Are hope and change substitutes for competence?

It’s easy to mock the new Newsweek story that asks “Is the Presidency Too Big a Job?” As Glenn Reynolds puts it:

Nope. Just for the inexperienced guy with no management experience that we elected.

Or this:

The 9/11 terror attacks, in some ways, made being president easier. Struggles over education and agriculture that had mired George W. Bush’s first year in office were replaced with just one big expectation: to keep America safe.

This is Dilbert-esque! President Bush managed to do it, so it must have been easy. Oh yeah?

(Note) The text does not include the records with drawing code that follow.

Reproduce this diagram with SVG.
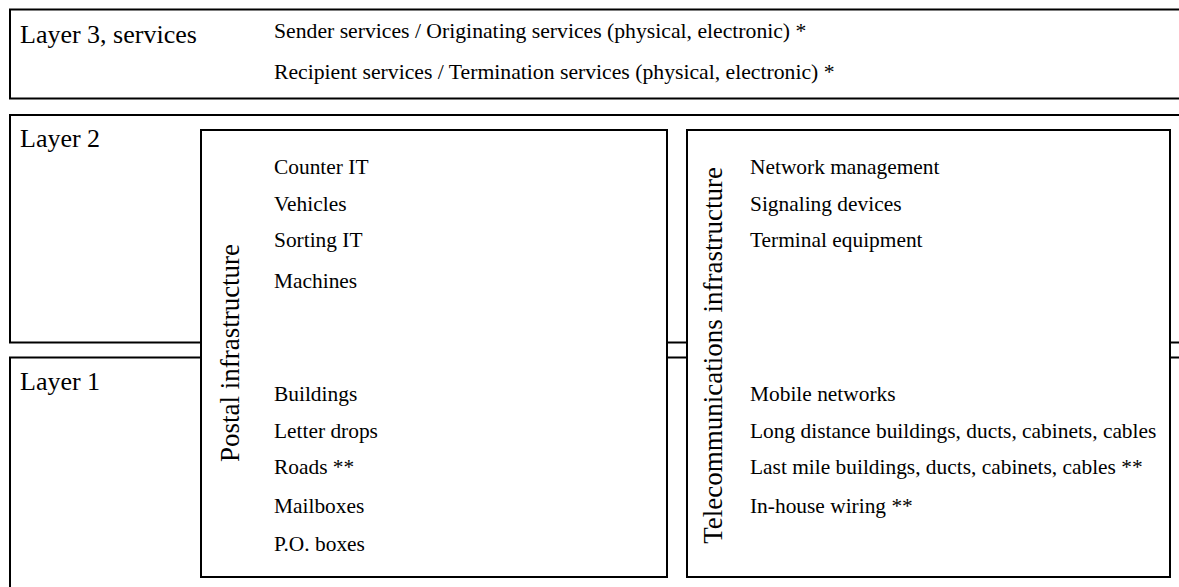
<svg xmlns="http://www.w3.org/2000/svg" width="1179" height="587" viewBox="0 0 1179 587">
<style>
.box{fill:none;stroke:#000;stroke-width:2}
.inner{fill:#fff;stroke:#000;stroke-width:2}
.lbl{font-family:"Liberation Serif","Times New Roman",serif;font-size:26px;fill:#000}
.vl{font-family:"Liberation Serif","Times New Roman",serif;font-size:27px;fill:#000}
.it{font-family:"Liberation Serif","Times New Roman",serif;font-size:21.4px;fill:#000}
.it3{font-family:"Liberation Serif","Times New Roman",serif;font-size:21.7px;fill:#000}
</style>
<rect width="1179" height="587" fill="#fff"/>
<g id="layer3">
<rect class="box" x="10" y="9.5" width="1200" height="89"/>
<text class="lbl" x="20" y="43">Layer 3, services</text>
<text class="it3" x="274" y="38">Sender services / Originating services (physical, electronic) *</text>
<text class="it3" x="274" y="79">Recipient services / Termination services (physical, electronic) *</text>
</g>
<g id="layer2">
<rect class="box" x="10" y="115" width="1200" height="227.5"/>
<text class="lbl" x="20" y="147">Layer 2</text>
</g>
<g id="layer1">
<rect class="box" x="10" y="357.5" width="1200" height="260"/>
<text class="lbl" x="20" y="390">Layer 1</text>
</g>
<g id="postal">
<rect class="inner" x="201" y="130" width="466" height="447"/>
<text class="vl" transform="translate(239,353) rotate(-90)" text-anchor="middle">Postal infrastructure</text>
<text class="it" x="274" y="174">Counter IT</text>
<text class="it" x="274" y="211">Vehicles</text>
<text class="it" x="274" y="247">Sorting IT</text>
<text class="it" x="274" y="288">Machines</text>
<text class="it" x="274" y="401">Buildings</text>
<text class="it" x="274" y="438">Letter drops</text>
<text class="it" x="274" y="474">Roads **</text>
<text class="it" x="274" y="513">Mailboxes</text>
<text class="it" x="274" y="551">P.O. boxes</text>
</g>
<g id="telecom">
<rect class="inner" x="687" y="130" width="483" height="447"/>
<text class="vl" transform="translate(722,355.5) rotate(-90)" text-anchor="middle">Telecommunications infrastructure</text>
<text class="it" x="750" y="174">Network management</text>
<text class="it" x="750" y="211">Signaling devices</text>
<text class="it" x="750" y="247">Terminal equipment</text>
<text class="it" x="750" y="401">Mobile networks</text>
<text class="it" x="750" y="438">Long distance buildings, ducts, cabinets, cables</text>
<text class="it" x="750" y="474">Last mile buildings, ducts, cabinets, cables **</text>
<text class="it" x="750" y="513">In-house wiring **</text>
</g>
</svg>
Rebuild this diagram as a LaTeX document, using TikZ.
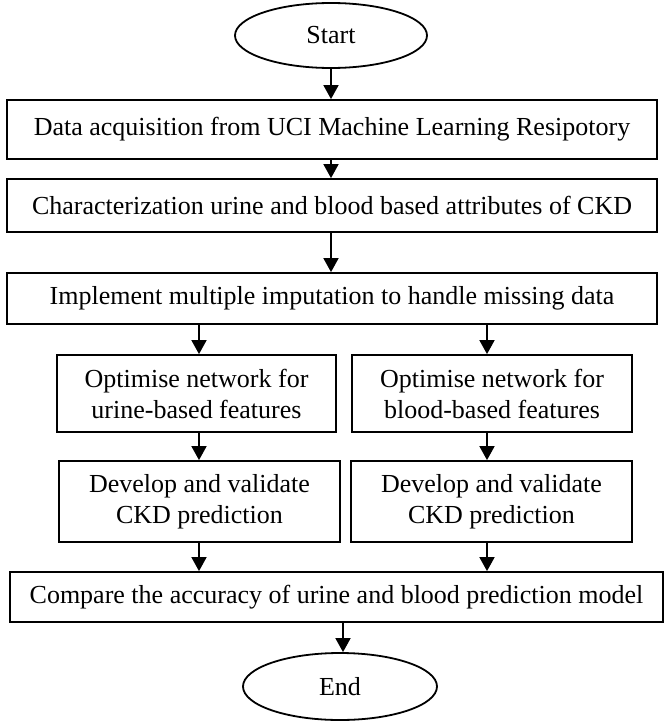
\documentclass[tikz,border=0pt]{standalone}
\usepackage{fontspec}
\setmainfont{Liberation Serif}
\usetikzlibrary{shapes.geometric,arrows.meta}
\begin{document}
\begin{tikzpicture}[x=1pt,y=-1pt,
  box/.style={draw,line width=1.8pt,inner sep=0pt,align=center,font=\fontsize{26}{31}\selectfont},
  term/.style={draw,ellipse,line width=1.8pt,inner sep=0pt,font=\fontsize{26}{31}\selectfont},
  arr/.style={line width=1.8pt,-{Triangle[width=15pt,length=14pt]}}]
\useasboundingbox (0,0) rectangle (665,723);
\node[term,minimum width=192pt,minimum height=65pt] (start) at (331,35.5) {Start};
\node[box,minimum width=650pt,minimum height=59pt] (b1) at (332,129.5) {Data acquisition from UCI Machine Learning Resipotory};
\node[box,minimum width=650pt,minimum height=53pt] (b2) at (332,205.5) {Characterization urine and blood based attributes of CKD};
\node[box,minimum width=650pt,minimum height=51pt] (b3) at (332,298.5) {Implement multiple imputation to handle missing data};
\node[box,minimum width=279pt,minimum height=77pt] (b4l) at (196.5,393.5) {Optimise network for\\urine-based features};
\node[box,minimum width=280pt,minimum height=77pt] (b4r) at (492,393.5) {Optimise network for\\blood-based features};
\node[box,minimum width=281pt,minimum height=81pt] (b5l) at (199.5,501.5) {Develop and validate\\CKD prediction};
\node[box,minimum width=281pt,minimum height=81pt] (b5r) at (491.5,501.5) {Develop and validate\\CKD prediction};
\node[box,minimum width=653pt,minimum height=50pt] (b6) at (336.5,597) {Compare the accuracy of urine and blood prediction model};
\node[term,minimum width=194pt,minimum height=67pt] (end) at (340,686.5) {End};
\coordinate (cM) at (331,0);
\coordinate (cL) at (199,0);
\coordinate (cR) at (487,0);
\coordinate (cE) at (343,0);
\draw[arr] (start.south -| cM) -- (b1.north -| cM);
\draw[arr] (b1.south -| cM) -- (b2.north -| cM);
\draw[arr] (b2.south -| cM) -- (b3.north -| cM);
\draw[arr] (b3.south -| cL) -- (b4l.north -| cL);
\draw[arr] (b3.south -| cR) -- (b4r.north -| cR);
\draw[arr] (b4l.south -| cL) -- (b5l.north -| cL);
\draw[arr] (b4r.south -| cR) -- (b5r.north -| cR);
\draw[arr] (b5l.south -| cL) -- (b6.north -| cL);
\draw[arr] (b5r.south -| cR) -- (b6.north -| cR);
\draw[arr] (b6.south -| cE) -- (end.north -| cE);
\end{tikzpicture}
\end{document}
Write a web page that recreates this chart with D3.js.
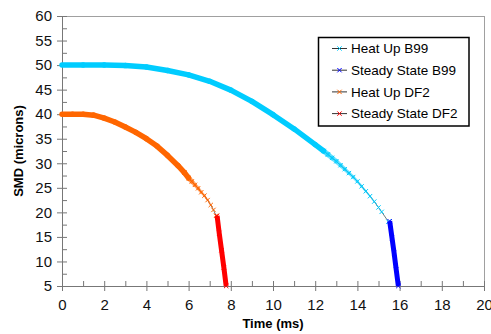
<!DOCTYPE html>
<html lang="en">
<head>
  <meta charset="UTF-8">
  <script src="https://d3js.org/d3.v7.min.js"></script>
  <style>
    body {
      margin: 0;
      background: #fff;
    }
    svg {
      display: block;
      font-family: Arial, "Liberation Sans", sans-serif;
    }
  </style>
</head>
<body>

<svg width="491" height="334"></svg>

<script>
  // axis ticks
  const xTicks = [0, 2, 4, 6, 8, 10, 12, 14, 16, 18, 20];
  const xMinor = [1, 3, 5, 7, 9, 11, 13, 15, 17, 19];
  const yTicks = [5, 10, 15, 20, 25, 30, 35, 40, 45, 50, 55, 60];
  const yMinor = [7.5, 12.5, 17.5, 22.5, 27.5, 32.5, 37.5, 42.5, 47.5, 52.5, 57.5];

  // [time ms, SMD microns]
  const heatUpB99 = [
    [0, 50], [1, 50], [2, 50], [3, 49.9], [4, 49.6], [5, 48.9], [6, 48.0], [7, 46.7],
    [8, 44.9], [9, 42.6], [10, 39.9], [11, 37.0], [12, 33.8], [12.4, 32.5], [12.6, 31.8],
    [12.8, 31.1], [13.0, 30.4], [13.2, 29.6], [13.4, 28.8], [13.6, 28.0], [13.8, 27.2],
    [14.0, 26.3], [14.2, 25.3], [14.4, 24.3], [14.6, 23.3], [14.8, 22.2], [15.0, 21.0],
    [15.15, 20.1], [15.47, 18.1]
  ];
  const steadyB99 = [[15.53, 18.2], [15.64, 14.8], [15.74, 11.7], [15.84, 8.3], [15.94, 5.0]];
  const heatUpDF2 = [
    [0, 40], [0.5, 40], [1, 40], [1.5, 39.8], [2, 39.2], [2.5, 38.4], [3, 37.4], [3.5, 36.3],
    [4, 35.0], [4.5, 33.5], [5, 31.6], [5.5, 29.5], [5.8, 28.1], [6.0, 27.0], [6.15, 26.3],
    [6.3, 25.6], [6.45, 24.9], [6.6, 24.1], [6.75, 23.4], [6.9, 22.5], [7.05, 21.5],
    [7.18, 20.5], [7.3, 19.3]
  ];
  const steadyDF2 = [[7.35, 19.3], [7.45, 15.8], [7.56, 12.3], [7.67, 8.8], [7.78, 5.0]];

  const seriesNames = ['Heat Up B99', 'Steady State B99', 'Heat Up DF2', 'Steady State DF2'];
  const seriesColors = ['#00ccff', '#0000ff', '#ff6600', '#ff0000'];

  const series = [
    { name: seriesNames[0], color: seriesColors[0], data: heatUpB99, heat: true },
    { name: seriesNames[1], color: seriesColors[1], data: steadyB99, heat: false },
    { name: seriesNames[2], color: seriesColors[2], data: heatUpDF2, heat: true },
    { name: seriesNames[3], color: seriesColors[3], data: steadyDF2, heat: false }
  ];

  const svg = d3.select('svg');
  const pLeft = 62, pRight = 484, pTop = 16, pBottom = 286;

  const x = d3.scaleLinear().domain([0, 20]).range([pLeft, pRight]);
  const y = d3.scaleLinear().domain([5, 60]).range([pBottom, pTop]);

  // frame top / right
  svg.append('line').attr('x1', pLeft).attr('x2', pRight + 0.5).attr('y1', pTop + 0.5).attr('y2', pTop + 0.5)
    .attr('stroke', '#a0a0a0');
  svg.append('line').attr('x1', pRight + 0.5).attr('x2', pRight + 0.5).attr('y1', pTop).attr('y2', pBottom)
    .attr('stroke', '#a0a0a0');

  // minor ticks (inside)
  svg.append('g').attr('transform', `translate(0,${pBottom})`)
    .call(d3.axisBottom(x).tickValues(xMinor).tickSize(-5).tickFormat(''))
    .call(g => g.select('.domain').remove());
  svg.append('g').attr('transform', `translate(${pLeft},0)`)
    .call(d3.axisLeft(y).tickValues(yMinor).tickSize(-5).tickFormat(''))
    .call(g => g.select('.domain').remove());

  // major axes, ticks cross the axis line
  const xAxis = svg.append('g').attr('transform', `translate(0,${pBottom})`)
    .call(d3.axisBottom(x).tickValues(xTicks).tickSize(5).tickPadding(8));
  xAxis.selectAll('.tick line').attr('y1', -5);
  const yAxis = svg.append('g').attr('transform', `translate(${pLeft},0)`)
    .call(d3.axisLeft(y).tickValues(yTicks).tickSize(5).tickPadding(5));
  yAxis.selectAll('.tick line').attr('x1', 5);

  svg.selectAll('.tick line, .domain').attr('stroke', '#777');
  svg.selectAll('.tick text').attr('font-size', 15).attr('fill', '#111')
    .attr('font-family', 'Arial, "Liberation Sans", sans-serif');
  xAxis.selectAll('.tick text').attr('dy', '0.72em');

  // axis titles
  svg.append('text').attr('x', (pLeft + pRight) / 2).attr('y', 328)
    .attr('text-anchor', 'middle').attr('font-weight', 'bold').attr('font-size', 13)
    .text('Time (ms)');
  svg.append('text').attr('transform', `translate(23,${(pTop + pBottom) / 2}) rotate(-90)`)
    .attr('text-anchor', 'middle').attr('font-weight', 'bold').attr('font-size', 13)
    .text('SMD (microns)');

  const line = d3.line().x(d => x(d[0])).y(d => y(d[1]));
  const xMark = d3.symbol().type(d3.symbolX).size(14);

  series.forEach(s => {
    const g = svg.append('g');
    // thin connecting line
    g.append('path').attr('d', line(s.data)).attr('fill', 'none')
      .attr('stroke', '#555').attr('stroke-width', 0.8);

    let marks = s.data;
    if (s.heat) {
      // dense markers form a band that thins out towards the end
      const tMax = s.data[s.data.length - 1][0];
      for (let i = 0; i < s.data.length - 1; i++) {
        const f = s.data[i][0] / tMax;
        const w = f < 0.8 ? 5.5 : Math.max(0, 5.5 - (f - 0.8) / 0.2 * 6);
        if (w <= 0) continue;
        g.append('line')
          .attr('x1', x(s.data[i][0])).attr('y1', y(s.data[i][1]))
          .attr('x2', x(s.data[i + 1][0])).attr('y2', y(s.data[i + 1][1]))
          .attr('stroke', s.color).attr('stroke-width', w)
          .attr('stroke-opacity', f < 0.8 ? 1 : 0.55)
          .attr('stroke-linecap', 'round');
      }
      marks = s.data.filter(d => d[0] / tMax >= 0.78);
    } else {
      g.append('path').attr('d', line(s.data)).attr('fill', 'none')
        .attr('stroke', s.color).attr('stroke-width', 5);
    }

    g.selectAll('path.mk').data(marks).join('path').attr('class', 'mk')
      .attr('d', xMark)
      .attr('transform', d => `translate(${x(d[0])},${y(d[1])})`)
      .attr('fill', 'none').attr('stroke', s.color).attr('stroke-width', 1);
  });

  // legend
  const lg = svg.append('g');
  lg.append('rect').attr('x', 318.5).attr('y', 37.5).attr('width', 150.5).attr('height', 88.5)
    .attr('fill', '#fff').attr('stroke', '#000').attr('stroke-width', 1.5);
  const rows = lg.selectAll('g.row').data(series).join('g').attr('class', 'row')
    .attr('transform', (d, i) => `translate(0,${48.5 + i * 21.7})`);
  rows.append('line').attr('x1', 332).attr('x2', 347).attr('stroke', '#333').attr('stroke-width', 1);
  rows.append('path').attr('d', xMark).attr('transform', 'translate(339.5,0)')
    .attr('fill', 'none').attr('stroke', d => d.color).attr('stroke-width', 1);
  rows.append('text').attr('x', 351).attr('dy', '0.36em').attr('font-size', 13.5).attr('fill', '#000')
    .text(d => d.name);
</script>

</body>
</html>
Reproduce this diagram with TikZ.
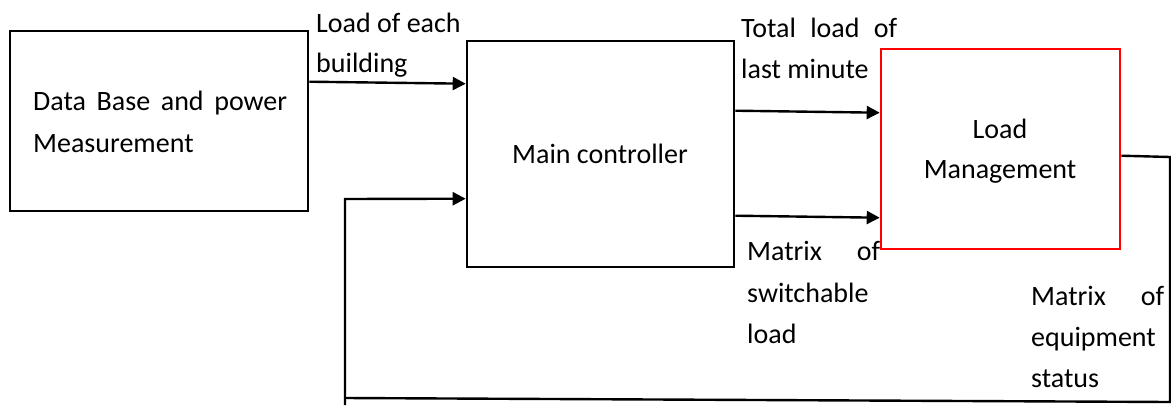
\documentclass[tikz,border=0pt]{standalone}
\usepackage{fontspec}
\setmainfont{Carlito}
\usetikzlibrary{arrows.meta}
\begin{document}
\begin{tikzpicture}[x=1pt,y=-1pt,
  blockbox/.style={draw=black,line width=2.6pt,rectangle,inner sep=0pt},
  redbox/.style={draw=red,line width=2.6pt,rectangle,inner sep=0pt},
  flow/.style={line width=2.4pt,-{Triangle[length=13pt,width=13pt]}},
  wire/.style={line width=2.4pt},
  txt/.style={inner sep=0pt,anchor=base west,font=\fontsize{28pt}{41pt}\selectfont},
  ctxt/.style={txt,anchor=base}]
\useasboundingbox (0,0) rectangle (1171,405);

% blocks
\node[blockbox,minimum width=298pt,minimum height=180pt] (db) at (159,121) {};
\node[blockbox,minimum width=267pt,minimum height=226pt] (mc) at (600.5,154) {};
\node[redbox,minimum width=239pt,minimum height=200pt] (lm) at (1000.5,149) {};

% block texts
\node[txt] (db1) at (33,110) {\makebox[254pt][s]{Data Base and power}};
\node[txt] (db2) at (33,152) {Measurement};
\node[ctxt] (mc1) at (600,163) {Main controller};
\node[ctxt] (lm1) at (1000,138) {Load};
\node[ctxt] (lm2) at (1000,178) {Management};

% forward connectors
\draw[flow] ([yshift=-52pt]db.north east) -- ([yshift=-44pt]mc.north west);
\draw[flow] ([yshift=-71pt]mc.north east) -- ([yshift=-65pt]lm.north west);
\draw[flow] ([yshift=-176pt]mc.north east) -- ([yshift=-170pt]lm.north west);

% feedback loop
\coordinate (fr) at (1170,157);
\coordinate (fbr) at (1170,402);
\coordinate (fbl) at (345,398);
\coordinate (ftl) at (345,199);
\coordinate (fend) at (345,405);
\draw[wire] ([yshift=-108pt]lm.north east) -- (fr) -- (fbr) -- (fbl);
\draw[flow] (fend) -- (ftl) -- ([yshift=-159pt]mc.north west);

% connector labels
\node[txt] (l1a) at (316,32) {Load of each};
\node[txt] (l1b) at (316,72) {building};
\node[txt] (l2a) at (741,37) {\makebox[156pt][s]{Total load of}};
\node[txt] (l2b) at (741,78) {last minute};
\node[txt] (l3a) at (747,260) {\makebox[133pt][s]{Matrix of}};
\node[txt] (l3b) at (747,302) {switchable};
\node[txt] (l3c) at (747,343) {load};
\node[txt] (l4a) at (1031,305) {\makebox[133pt][s]{Matrix of}};
\node[txt] (l4b) at (1031,346) {equipment};
\node[txt] (l4c) at (1031,387) {status};
\end{tikzpicture}
\end{document}
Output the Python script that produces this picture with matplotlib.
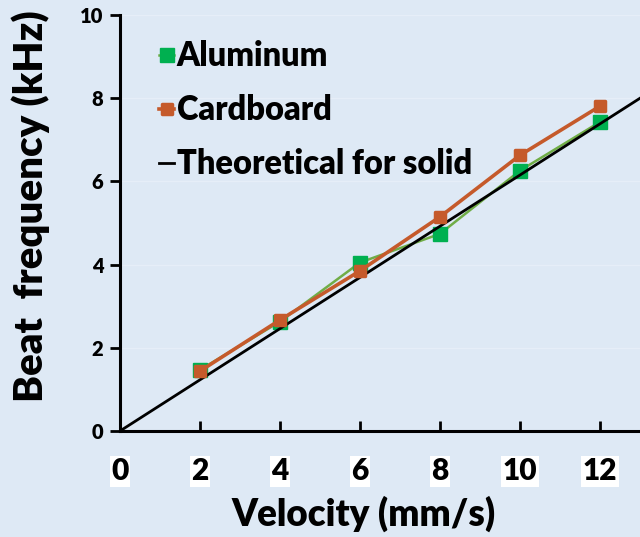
import matplotlib
matplotlib.use('Agg')
import matplotlib.pyplot as plt
from matplotlib.markers import MarkerStyle

BG_COLOR = '#dee9f5'
plt.rcParams['font.family'] = ['Lato', 'DejaVu Sans']
plt.rcParams['font.weight'] = 'heavy'
W = 'heavy'

velocity = [2, 4, 6, 8, 10, 12]
aluminum = [1.47, 2.63, 4.05, 4.74, 6.26, 7.43]
cardboard = [1.44, 2.67, 3.85, 5.15, 6.63, 7.81]
theory_x = [0, 13]
theory_y = [0, 8]
x_ticks = [0, 2, 4, 6, 8, 10, 12]
y_ticks = [0, 2, 4, 6, 8, 10]

fig = plt.figure(figsize=(6.4, 5.37), dpi=100)
fig.patch.set_facecolor(BG_COLOR)
ax = fig.add_axes([0.1875, 0.1974, 0.8125, 0.7746])
ax.set_facecolor(BG_COLOR)

ax.plot(velocity, aluminum, color='#70ad47', linewidth=1.8, marker='s',
        markersize=10, markerfacecolor='#00b050', markeredgecolor='#00b050',
        label='Aluminum', zorder=2)
ax.plot(theory_x, theory_y, color='black', linewidth=2,
        label='Theoretical for solid', zorder=3)
rounded = MarkerStyle('s', joinstyle='round')
ax.plot(velocity, cardboard, color='#c55a2b', linewidth=2.6, marker=rounded,
        markersize=7.5, markeredgewidth=2.5, markerfacecolor='#c55a2b',
        markeredgecolor='#c55a2b', label='Cardboard', zorder=4)

ax.set_xlim(0, 13)
ax.set_ylim(0, 10)
ax.set_xticks(x_ticks)
ax.set_yticks(y_ticks)
ax.grid(axis='y', color='#e6eef8', linewidth=1)
ax.set_axisbelow(True)

for s in ['top', 'right']:
    ax.spines[s].set_visible(False)
for s in ['left', 'bottom']:
    ax.spines[s].set_linewidth(2.2)

ax.tick_params(axis='x', direction='in', length=7, width=2, pad=19, labelsize=21.5)
ax.tick_params(axis='y', direction='out', length=7, width=2, pad=5, labelsize=14.5)
for lbl in ax.get_xticklabels():
    lbl.set_fontweight(W)
    lbl.set_bbox(dict(facecolor='white', edgecolor='none', pad=1.0))
for lbl in ax.get_yticklabels():
    lbl.set_fontweight(W)

ax.set_xlabel('Velocity (mm/s)', fontsize=26.5, fontweight=W)
ax.set_ylabel('Beat  frequency (kHz)', fontsize=29, fontweight=W)
ax.xaxis.set_label_coords(0.469, -0.155)
ax.yaxis.set_label_coords(-0.135, 0.54)

h, l = ax.get_legend_handles_labels()
order = [0, 2, 1]
leg = ax.legend([h[i] for i in order], [l[i] for i in order],
                loc='upper left', bbox_to_anchor=(0.032, 0.995), frameon=False,
                handlelength=0.45, handletextpad=0.08, borderaxespad=0.3,
                labelspacing=0.68, prop={'weight': W, 'size': 23.5})

plt.savefig('out.png', facecolor=fig.get_facecolor(), edgecolor='none')
plt.close()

If it’s so easy, why isn’t President Obama doing it?

But as much as Kathleen Maloney’s article tries to acquit Obama of incompetence and write off Bush’s accomplishments as trivial, her article centers around one serious point. She recognizes that our government is too big; “bloated” as she puts it. (Actually, she puts it “too bloated”. I guess a little bit of bloat is just right.)

She’s right. Indeed, the unmanageability of powerful central government is a theme that Friedrich Hayek (whoever he is) recognized over half a century ago.

But how does that acquit Obama? Even if we stipulate that the government is too big to be manageable by anyone, shouldn’t he then be trying to shrink it? Instead, he’s hell-bent on bloating it further.

POSTSCRIPT: Underscoring Maloney’s inability to see Obama’s incompetence as a unique problem, she generalizes from one data point:

Moreover, the number of speeches presidents now give—Obama delivered 57 in October alone, (including some fundraisers), written by a staff of seven speechwriters—can dilute the power of each one.

No, not “presidents”, just Obama. It has frequently been observed that Obama gives an astonishing number of speeches. I wonder if Obama might find the government more manageable if he weren’t spending his time giving two speeches a day.